More Problems On Way For Euro. By Nicholas Hastings
The euro will still slide, even without Greece.
The debt problems of Spain and Portugal still remain a threat to the currency's stability and the deteriorating outlook for the euro-zone economy will also take its toll.
French President Nicolas Sarkozy may well have provided euro bulls with just what they were looking for--an explicit reassurance that, come what may, the rest of the euro zone will run to the rescue of Greece.
This has helped financial markets to forget, at least for now, that the country faces another general strike on Thursday, that it still has another EUR20 billion of debt maturing in April and May, and that debt repayments continue rising until 2012 and don't really start declining until 2015.
In other words, the economic and political risks for Greece remain legion even if it has other euro-zone countries standing by its side.
A reminder of the problems facing other euro-zone debtors came Monday as Portugal's minority government unveiled the details of its deficit-slashing program.
The country's debt problems may not be as acute as those of Greece, but its economy is larger and the threat of strikes by its largest workers union means it too could face problems adopting the program it needs to keep on funding its deficit.
As Marshall Gittler, chief strategist with Deutsche Bank Private Wealth Management in Geneva, said: "Portugal's debt problems are nowhere as severe as Greece's, but it could be that investors decide to challenge the country anyway."
While austerity packages for Greece, Portugal and also probably Spain will provide the answer to the debt crisis that has been undermining the euro, they will bring other problems of their own for the single currency--slower growth in the euro zone as a whole.
Although some of the larger countries, such as Germany, have been showing more robust recovery from recession, this will likely be hit if demand for German exports from peripheral countries declines.
For the European Central Bank, this means one thing--interest rate hikes are off the agenda.
Despite continued hawkish suggestions from the bank that it will remain vigilant about inflation pressures, chances are that the euro zone's yield curve will steepen relative to the dollar's and make the single currency that much less attractive.
"While the U.S. economy still inches ahead and the Fed inches nearer to rate hikes, the euro-zone economy and the ECB seem stalled, perhaps even going backwards," said Steve Barrow, a senior currency strategist with Standard Bank in London.
Recent data on speculative positioning shows that euro shorts may have been scaled back from recent highs but that the large amount of euro shorts means there is still an upside risk for the currency against the dollar.
However, the sheer weight of fundamental arguments for remaining short of the single currency and the euro's own desultory performance despite Sarkozy's reassurances suggest that further losses are still likely.
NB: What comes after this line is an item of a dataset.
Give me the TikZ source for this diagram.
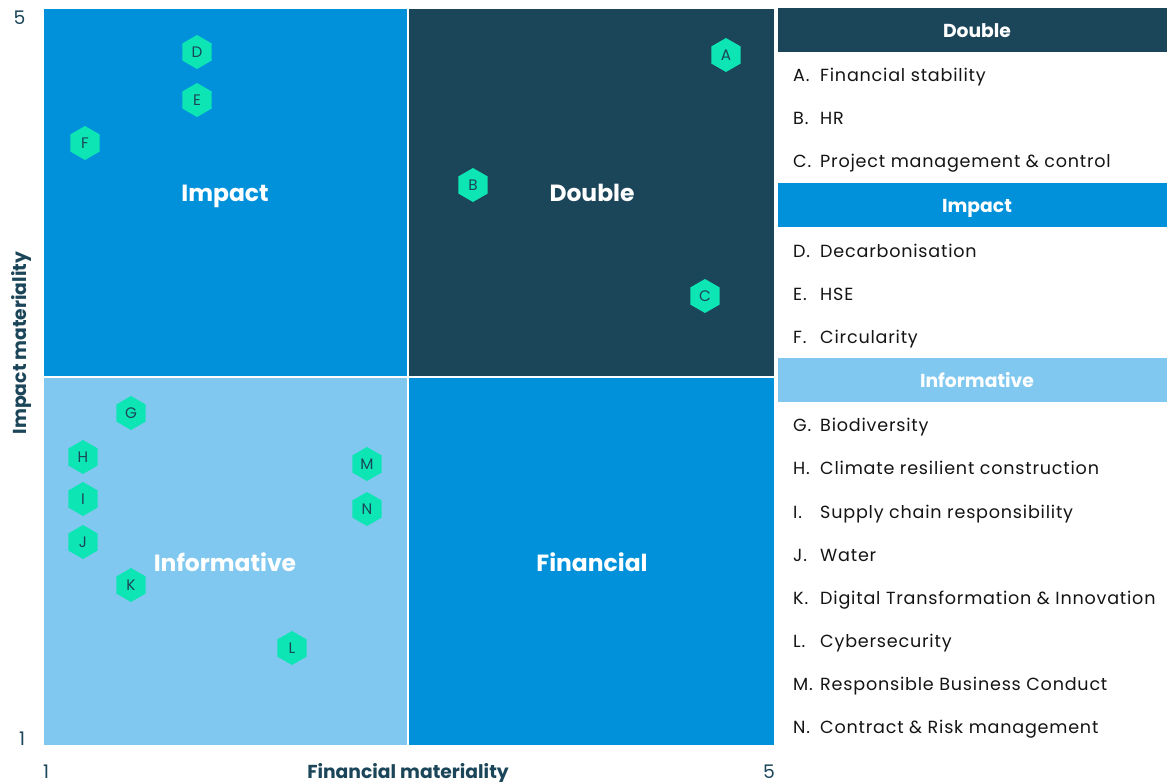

Barrow's forecast that the euro will be down at $1.25 in the next few months looks far more likely to be attained rather than those more optimistic outlooks still looking for a euro rally back over $1.40 and beyond.
Overnight, the euro lost a little ground against the dollar and yen but rallied sharply against sterling, which is once again under intense selling pressure.
A report from ratings agency Moody's which suggested U.K. banks could suffer more downgrades, the latest opinion polls showing an increased risk of a hung parliament and a weaker-than-expected RICS price balance survey all added to pressure on the pound.
Around 0730 GMT, the euro was trading at $1.3606, down from $1.3630 in late U.S. trade Monday. The pound fetched $1.4985, down from $1.5063, while the dollar was worth Y89.93, down from Y90.26.